Your website title on Google SERP

One of the primary ways people determine which search results might be relevant to their query is by reviewing the titles of listed web pages.

That’s why Google Search works hard to provide the best titles for documents in our results to connect searchers with the content that creators, publishers, businesses, and others have produced.

SERP-titles

How titles are generated 

Last week, Google introduced a new system of generating titles for web pages. Before this, titles might change based on the query issued. This generally will no longer happen with the new system.

The new system is producing titles that work better for documents overall, to describe what they are about, regardless of the particular query.

Also, while Google have gone beyond HTML text to create titles for over a decade, the new system is making even more use of such text.

In particular, the text that humans can visually see when they arrive at a web page. The main visual title or headline shown on a page, content that site owners often place within <H1> tags or other header tags, and content that’s large and prominent through the use of style treatments.

Other text contained in the page might be considered, as might be text within links that point at pages.
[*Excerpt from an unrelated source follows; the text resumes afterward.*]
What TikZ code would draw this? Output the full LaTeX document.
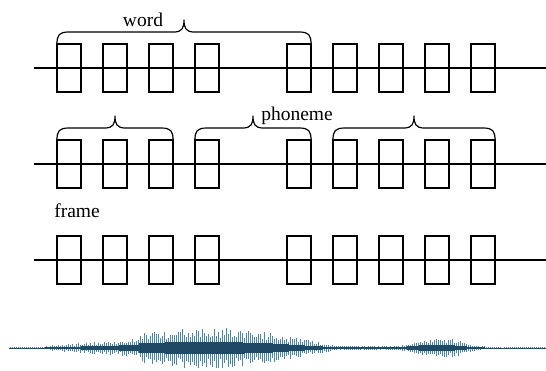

Why more than HTML title tags are used

Why not just always use the HTML title tag? Google explained began going beyond the tag significantly back in 2012. HTML title tags don’t always describe a page well. In particular, title tags can sometimes be:

Very long.

“Stuffed” with keywords, because creators mistakenly think adding a bunch of words will increase the chances that a page will rank better.

Lack title tags entirely or contain repetitive “boilerplate” language. For instance, home pages might simply be called “Home”. In other cases, all pages in a site might be called “Untitled” or simply have the name of the site.

Overall, this update is designed to produce more readable and accessible titles for pages. In some cases, Google may add site names where that is seen as helpful.

In other instances, when encountering an extremely long title, Google might select the most relevant portion rather than starting at the beginning and truncating more useful parts.

A focus on good HTML title tags remains valid

Focus on creating great HTML title tags. Of all the ways that Google generates titles, content from HTML title tags is still by far the most likely used, more than 80% of the time.

But don’t forget, as with any system (i.e. me!), Google search titles won’t be always perfect.